Bigballs Media’s YouTube-based football channel Copa90 boasts more than 1 million subscribers. Its 2012 launch pushed the company away from its roots as a gun-for-hire branded content production company to being a media owner in its own right.
The company made a strong statement of intent when it brought in Maples, formerly Spotify vp for Europe, seven months ago. Having worked for a series of U.K. broadcasters and Microsoft Advertising throughout his career, Maples said he was “done with corporate life” and wanted to work for a smaller, entrepreneurial firm. “I like small groups of people doing difficult things. I had that at Spotify in the early days,” he added.
Being an avid soccer fan also didn’t hurt.

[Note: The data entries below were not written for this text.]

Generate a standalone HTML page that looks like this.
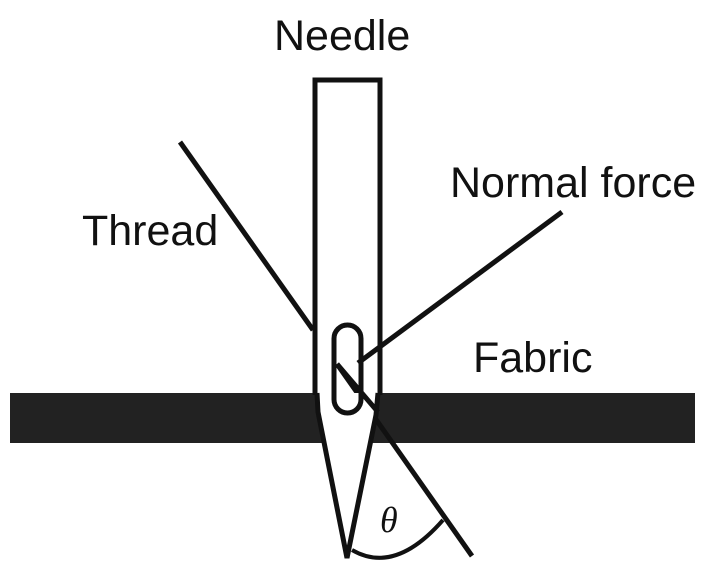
<!DOCTYPE html>
<html><head><style>
html,body{margin:0;padding:0;background:#fff;}
svg{display:block;}
text{font-family:"Liberation Sans",sans-serif;fill:#111;font-size:43px;}
</style></head><body>
<svg width="711" height="578" viewBox="0 0 711 578">
<rect x="10" y="393" width="685" height="50" fill="#222"/>
<!-- thread -->
<line x1="180" y1="142" x2="313" y2="330" stroke="#111" stroke-width="5"/>
<line x1="337" y1="364" x2="472" y2="556" stroke="#111" stroke-width="5"/>
<!-- normal force -->
<line x1="562" y1="212" x2="358" y2="363" stroke="#111" stroke-width="5"/>
<!-- needle body -->
<polyline points="315,395 315,80 380,80 380,395" fill="none" stroke="#111" stroke-width="5"/>
<polygon points="317,393 378,393 376,415 347,558 318,412" fill="#fff"/>
<polyline points="317,393 318,412 347,558 376,415 378,393" fill="none" stroke="#111" stroke-width="5"/>
<!-- eye -->
<rect x="334" y="325" width="27" height="88" rx="13.5" fill="none" stroke="#111" stroke-width="5"/>
<line x1="337" y1="364" x2="378" y2="412" stroke="#111" stroke-width="5"/>
<!-- angle arc -->
<path d="M352 550 Q395 575 443 520" fill="none" stroke="#111" stroke-width="4"/>
<text x="380" y="532" font-family="Liberation Serif" style="font-family:'Liberation Serif',serif;font-style:italic;font-size:36px">θ</text>
<text x="274" y="50">Needle</text>
<text x="82" y="245">Thread</text>
<text x="450" y="197">Normal force</text>
<text x="473" y="372">Fabric</text>
</svg>
</body></html>
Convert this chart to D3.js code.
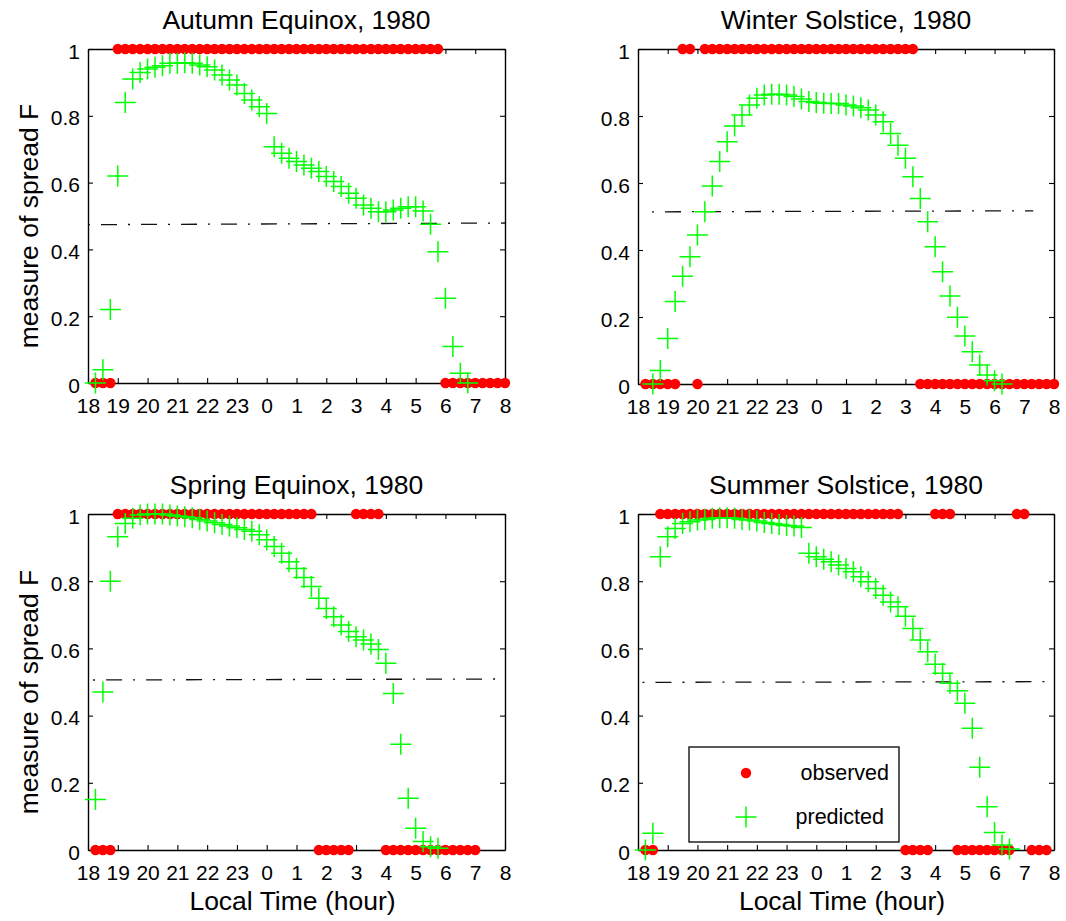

Tapping into international soccer markets
During his time at Spotify, the company went from being in six markets to nearly 80 by the time he left last summer. Maples has similar growth ambitions for Copa90, having identified China, Japan, Korea and India as areas in which there are specific opportunities. “These markets have great love of local football as well as the big net football importers such as Bundesliga, the Premier League and La Liga,” he added.
The plan isn’t to hire people in those markets just yet but rather to ramp up content — including user-generated fare — that would appeal to fans there. Its approach bears resemblance to BuzzFeed’s: creating content specifically for off-site platforms like Facebook, YouTube and Snapchat, and then cultivating its audiences from there.
Copa90 is also cleaning up in the U.S., having bought soccer channel Kick TV earlier this year. Maples said in the U.S. soccer is regarded as the “anti-jock, hipster alternative” to American football, which is partly why its fan base is growing so rapidly.
“Disenchantment” with corporate soccer
Sports media is so ripe for disruption because it hasn’t changed enough and doesn’t appeal to younger demographics, according to Maples.
“There’s a sense of disenchantment among fans globally against what you would call ‘corporate football,’” he said. “Whether it’s that season tickets are too high or people just don’t like the world of corporate football, some are feeling a bit left behind.”
Copa90 monitors areas its fans are interested in, often skipping over the big clubs. Popular series include the story of Spanish club Real Oviedo, which was saved from bankruptcy by fans who bought up its shares. Bigballs itself bought three shares, something the club’s president has made clear it hasn’t forgotten, according to Maples.
Brand sponsors want part of the action
Where there are large social audiences, brand investment usually follows. Copa90 is in discussions with all the Euros 2016 sponsors and Champions League sponsors, Maples said. “Lots of brands are realizing that sponsoring a tournament is one thing, but activating around it and engaging with the audiences is totally different,” he added. “They haven’t done it as well as they could have, and lots of them are waking up to that.”
For the Hyundai’s World Cup sponsorship, for example, Copa 90 created a series called Hyundai Fifa World Cup Taxi, where reporters toured cities hosting the World Cup to speak to fans. The content preformed so well that the brand u-turned on its usual strategy of no sponsorship investment during non-tournament years to fund original shows, crowdfunded from Copa90’s audience, this year. These focused on areas such as the rise of amputee football and Rome’s young refugees facing off against AS Roma legends.